The charge d’affaires at the U.S. embassy in Seoul, with years of diplomatic experience, can run diplomacy day by day, but real diplomacy isn’t routine when you consider the difficulties between the U.S. and South Korea.

Right now, Washington and Seoul disagree on how to deal with North Korea, and the Americans are too diplomatic to denounce the end-of-war declaration that Mr. Moon is demanding as nonsense. Instead, they talk about the historic, unshakeable, unbreakable bond between the U.S. and the Republic of Korea. At every opportunity, they echo Mr. Moon’s calls for dialogue with the North. Then, contrary to what President Moon wants to hear, they also demand that North Korea get rid of its nukes before any deal is possible.

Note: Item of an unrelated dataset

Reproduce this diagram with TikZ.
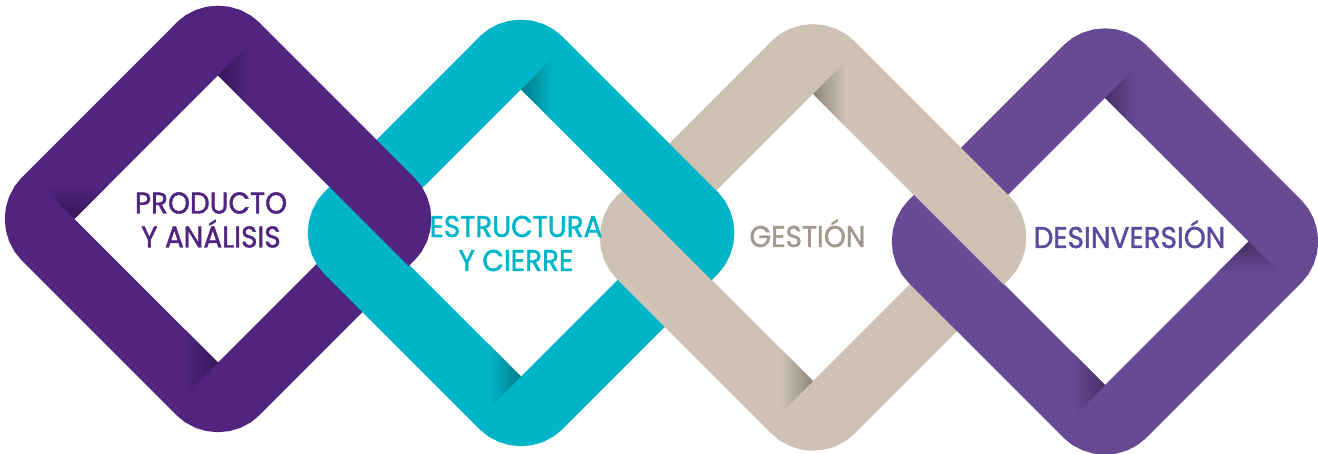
\documentclass[tikz,border=0pt]{standalone}
\usepackage{fontspec}
\setmainfont[FakeStretch=0.93, FakeBold=1.4]{Poppins}
\usepackage{tikz}

\definecolor{morado}{HTML}{50247F}
\definecolor{moradoosc}{HTML}{361758}
\definecolor{cian}{HTML}{00B5C8}
\definecolor{cianosc}{HTML}{007D8A}
\definecolor{beige}{HTML}{CDC2B4}
\definecolor{beigeosc}{HTML}{8E857B}
\definecolor{lila}{HTML}{674A93}
\definecolor{lilaosc}{HTML}{452F68}
\definecolor{gris}{HTML}{A19A91}
\definecolor{lilatexto}{HTML}{5C4A9C}

\begin{document}
\begin{tikzpicture}[x=0.5pt,y=-0.5pt,
    anillo/.style={line width=33.25pt, rounded corners=13pt},
    rotulo/.style={font=\fontsize{15}{17}\selectfont, align=center, inner sep=0pt}]
    \useasboundingbox (0,0) rectangle (1318,454);
    \foreach \cx/\cy/\col in {218/219/morado, 521/233/cian, 813/237.5/beige, 1105/241.5/lila}
        \draw [anillo, draw=\col] (\cx+95.3,\cy-95.3) -- (\cx+190.6,\cy) -- (\cx,\cy+190.6)
            -- (\cx-190.6,\cy) -- (\cx,\cy-190.6) -- cycle;
    \foreach \cx/\cy/\col in {218/219/morado, 521/233/cian, 813/237.5/beige} {
        \begin{scope}
            \clip (\cx-150,\cy-293.5) -- (\cx+300,\cy+156.5) -- (\cx+400,\cy-300) -- cycle;
            \draw [anillo, draw=\col] (\cx+95.3,\cy-95.3) -- (\cx+190.6,\cy) -- (\cx,\cy+190.6)
                -- (\cx-190.6,\cy) -- (\cx,\cy-190.6) -- cycle;
        \end{scope}
    }
    \foreach \cx/\cy/\col/\osc in {218/219/morado/moradoosc, 521/233/cian/cianosc,
            813/237.5/beige/beigeosc, 1105/241.5/lila/lilaosc} {
        \shade [left color=\osc, right color=\col] (\cx,\cy-143.5) -- (\cx+32,\cy-175.5) -- (\cx+32,\cy-111.5) -- cycle;
        \shade [left color=\col, right color=\osc] (\cx,\cy+143.5) -- (\cx-32,\cy+111.5) -- (\cx-32,\cy+175.5) -- cycle;
    }
    \shade [top color=morado, bottom color=moradoosc] (74.5,219) -- (42.5,187) -- (106.5,187) -- cycle;
    \shade [top color=lilaosc, bottom color=lila] (1248.5,241.5) -- (1216.5,273.5) -- (1280.5,273.5) -- cycle;
    \node [rotulo, text=morado] (producto) at (211,220) {PRODUCTO\\Y ANÁLISIS};
    \node [rotulo, text=cian] (estructura) at (516,243.5) {ESTRUCTURA\\Y CIERRE};
    \node [rotulo, text=gris, anchor=base] (gestion) at (807.5,247) {GESTIÓN};
    \node [rotulo, text=lilatexto, anchor=base] (desinversion) at (1129.5,248) {DESINVERSIÓN};
\end{tikzpicture}
\end{document}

In fact, the rift between the U.S. and Republic of Korea on how much to concede by way of appeasing North Korea may be yet another reason that Mr. Biden has been slow to name an ambassador. You won’t hear anyone officially making that point, but the unspoken word in Seoul is that Mr. Biden would have moved faster if Washington and Seoul were on the same wavelength.

The suspicion is that the Americans have been waiting to see the outcome of the Korean presidential election. It would be easy to conclude that Washington supports Mr. Yoon, as  he’s calling for rebuilding great ties with the U.S. and, unlike Messrs. Moon and Lee, demanding North Korea give up its nukes as a prerequisite to anything. 

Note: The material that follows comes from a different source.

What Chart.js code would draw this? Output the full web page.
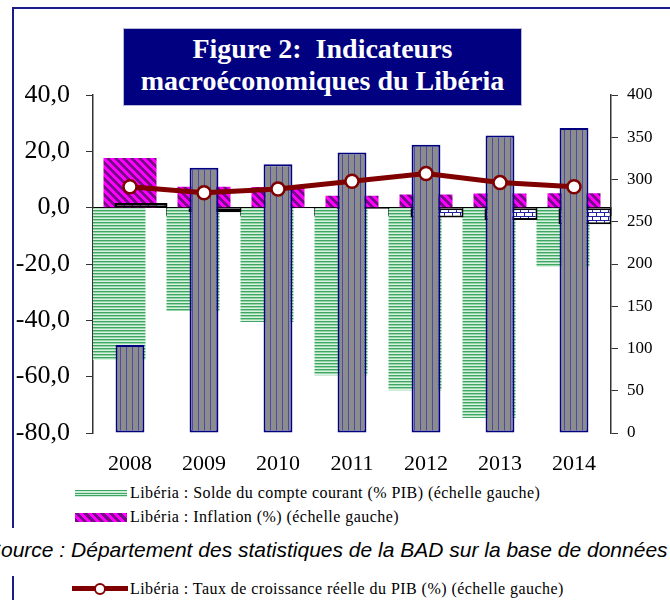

Mr. Lee has shown how simpatico he is with North Korea by calling on Mr. Yoon to retract that statement, and North Korea is saying Mr. Yoon should retract his entire  candidacy — that is, not run at all. Wouldn’t it be great, some Americans and Koreans are saying, if Mr. Yoon were to restore the U.S.-South Korea alliance to the good old days?

This view has a few flaws. One is that Mr. Yoon’s election might precipitate a North-South Korean showdown, replete with mounting threats and unpredictable incidents. Another is that Mr. Yoon, if elected, might backtrack and adopt a softer stance just to head off a potential crisis. For that matter, Mr. Lee, if elected, might not want to undermine or ruin the alliance with the U.S. by making concessions to the North without guarantees of anything substantive in return.

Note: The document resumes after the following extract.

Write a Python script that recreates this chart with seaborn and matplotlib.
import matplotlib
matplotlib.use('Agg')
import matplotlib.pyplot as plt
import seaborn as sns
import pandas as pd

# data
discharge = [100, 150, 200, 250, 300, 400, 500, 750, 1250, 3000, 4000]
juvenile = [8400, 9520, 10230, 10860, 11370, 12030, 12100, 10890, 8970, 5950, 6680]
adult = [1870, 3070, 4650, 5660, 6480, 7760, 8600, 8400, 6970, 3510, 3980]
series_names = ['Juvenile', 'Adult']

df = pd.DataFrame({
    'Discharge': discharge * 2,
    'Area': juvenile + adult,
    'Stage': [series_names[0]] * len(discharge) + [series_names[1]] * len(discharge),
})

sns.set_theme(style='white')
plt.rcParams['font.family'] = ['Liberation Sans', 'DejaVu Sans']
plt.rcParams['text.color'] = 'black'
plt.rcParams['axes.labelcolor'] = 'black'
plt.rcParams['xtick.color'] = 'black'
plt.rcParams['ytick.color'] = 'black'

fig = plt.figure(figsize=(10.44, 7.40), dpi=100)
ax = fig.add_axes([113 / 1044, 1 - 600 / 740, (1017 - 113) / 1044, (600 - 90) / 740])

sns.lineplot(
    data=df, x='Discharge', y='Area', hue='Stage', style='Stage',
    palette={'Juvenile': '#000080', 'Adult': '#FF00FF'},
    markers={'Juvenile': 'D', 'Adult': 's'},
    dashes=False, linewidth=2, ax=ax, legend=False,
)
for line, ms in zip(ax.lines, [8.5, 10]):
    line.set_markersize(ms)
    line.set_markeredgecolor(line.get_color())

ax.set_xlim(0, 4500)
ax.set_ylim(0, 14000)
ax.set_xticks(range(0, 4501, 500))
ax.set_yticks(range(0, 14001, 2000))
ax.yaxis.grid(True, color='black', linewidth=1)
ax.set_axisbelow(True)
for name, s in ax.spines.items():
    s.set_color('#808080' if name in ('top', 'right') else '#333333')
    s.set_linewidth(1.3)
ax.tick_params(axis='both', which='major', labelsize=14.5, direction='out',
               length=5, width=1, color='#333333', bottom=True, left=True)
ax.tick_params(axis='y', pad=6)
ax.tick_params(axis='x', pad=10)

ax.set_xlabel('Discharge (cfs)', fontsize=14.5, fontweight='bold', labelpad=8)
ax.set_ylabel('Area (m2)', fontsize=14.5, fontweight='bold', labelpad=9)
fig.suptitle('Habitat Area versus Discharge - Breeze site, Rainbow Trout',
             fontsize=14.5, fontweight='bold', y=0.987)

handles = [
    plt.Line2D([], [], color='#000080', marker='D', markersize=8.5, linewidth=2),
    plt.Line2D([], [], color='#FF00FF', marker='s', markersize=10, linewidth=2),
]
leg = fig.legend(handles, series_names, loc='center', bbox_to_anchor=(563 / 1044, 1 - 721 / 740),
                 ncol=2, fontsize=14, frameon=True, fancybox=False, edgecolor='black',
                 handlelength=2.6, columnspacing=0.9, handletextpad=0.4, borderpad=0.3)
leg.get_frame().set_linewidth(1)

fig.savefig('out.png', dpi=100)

No one can be sure what’s really going to happen between North and South Korea until, well, it happens. That uncertainty is another reason for Washington to pursue a policy of watchful waiting regarding the outcome of the election. Mr. Goldberg, assuming he becomes ambassador without too much hassle, should be arriving in time to see which way the winds are blowing from both Seoul and Pyongyang with a new man in the Blue House, the center of power in South Korea.